The beginning of a new year always seems to bring with it resolutions, goals, new planning, and strategic visionary strategies conceptualized to foster synergized evangelism and actualize forward-focused proactive memes in the hyper-personalized link economy of freemiums. And delight the customers. Smell the synergy.
Just kidding. Kind of.
I am actually starting to put together Information Security strategies for 2010 for work, along with some personal goals. Here are some things to keep in mind if you’re doing the same.
Be specific. Creating vague goals like “improve customer satisfaction” or “eat better” are only starting points at best. You need to have specific, tactical actions to work on that add up to accomplishing the big picture. In the customer satisfaction example, you need to know what customers are currently unsatisfied with, what would make them happier, and what types of things you could accomplish to work towards that. And what does eating better mean? What are you eating now that you should stop? What do you want the benefit to be, weight loss, cholesterol levels, etc? It doesn’t matter if it’s process improvement, sales, your health, just be specific. I’ve seen something similar called S.M.A.R.T. goals (specific, measurable, attainable, realistic, timely.)

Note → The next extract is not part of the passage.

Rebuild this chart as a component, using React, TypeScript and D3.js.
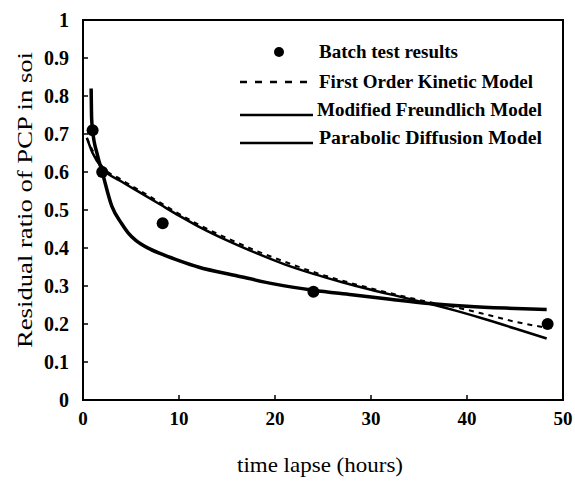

Measure the what and how. Now that you’ve been specific with tasks that will roll up into accomplishing your goals, think about how to measure those tasks and what the metrics might look like. If you don’t know know how to measure, how will you know where you are? Is it just that something gets checked off a list? Reduced by a certain quantity? Change how long something takes to get done? Try to have something quantifiable rather than purely subjective. That will help you to both see how you’re progressing as well as feel like you’ve got something done. Some examples include:
- Improve Customer Service -> Resolve 5% more service tickets per day within the required window.
- Reduce Help Desk Workload -> Implement a self-service tool for resetting user passwords.
- Eat Better -> Drink one less can of soda a day for 30 days.
- Get a raise -> Study for a professional certification; read one chapter on the study guide every seven days.
- Save Money -> Cut out two trips to That Coffee Place a week and set the cash aside in an envelope.
- Sell more online -> Get 10 new unique visitors to your site each month.
Optimal is key. Know the difference between better, optimal, and perfect. Better is what you’ll get done a little each day, optimal should be where you hope to eventually be, and perfect is what you will kill yourself trying to get to but will never. Forget that last bit.
Be realistic. Take each thing one at a time to start out, and pace yourself. Focus on what you have the ability to change and impact. For example, there is a difference between customer service and customer satisfaction. You have direct control over the customer service you provide, but indirect control over customer satisfaction. You could do everything right but still have an unsatisfied customer (although some might argue that means you missed something.) You may need to collect information on satisfaction, but it’s service that your tactical efforts would be applied to, which would hopefully result in improved satisfaction. Einstein was quoted as stating, “not everything that matters can be measured and not everything that can be measured matters.” It’s important to keep things in perspective. You’re not aiming for rabid data collection, just enough to know if you’re getting done what you want to or need to.
“My goal is simple. It is a complete understanding of the universe, why it is as it is and why it exists at all.” – Stephen Hawking
Write it down. People that write down their goals are more likely to accomplish them. Really. I read that somewhere. Go look it up. Then write it down.
Avoid burnout. Check back for some upcoming posts about how to avoid job burnout. Or whatever. I don’t care anymore, I can’t take this. I’ve learned to be helpless.
Track it. Another topic for future posts. But essentially once you’ve written things down, you need a way to record what you stopped/started doing/did more of/less of. Spreadsheet, GoogleDoc, Evernote, Handy Dandy notebook, sand paintings, it’s just what works for you.
Re-evaluate. Along with your specific goals, identified measurements, and realistic expectations, you should identify how often and when to check on what you’ve accomplished so far and what there is left. See if what you’ve accomplished so far is having the desired or expected affect against the big picture, and adjust what you’re doing if you need to. In the customer service example, maybe 5% is helping, but not enough, so you can try for another 5%. Lost some weight, but still drinking 5 cans of soda a day instead of 6? Maybe try 4, or switch to diet soda and see what happens.
Quit. That’s right, quit. Quitters never lose. Seriously though, know when to stop. If what you’re trying to accomplish just doesn’t seem like it’s going to happen, you may be wasting a lot of time and effort. That effort might be better spent on other things or in more constructive ways. You could consider it a failure only if you plodded along and continued on fruitlessly.
Succeed! When you’ve done all this, a little bit here and there, you make progress and before you know it you’ve accomplished a lot and may have reached your goal. It’s just that simple, right?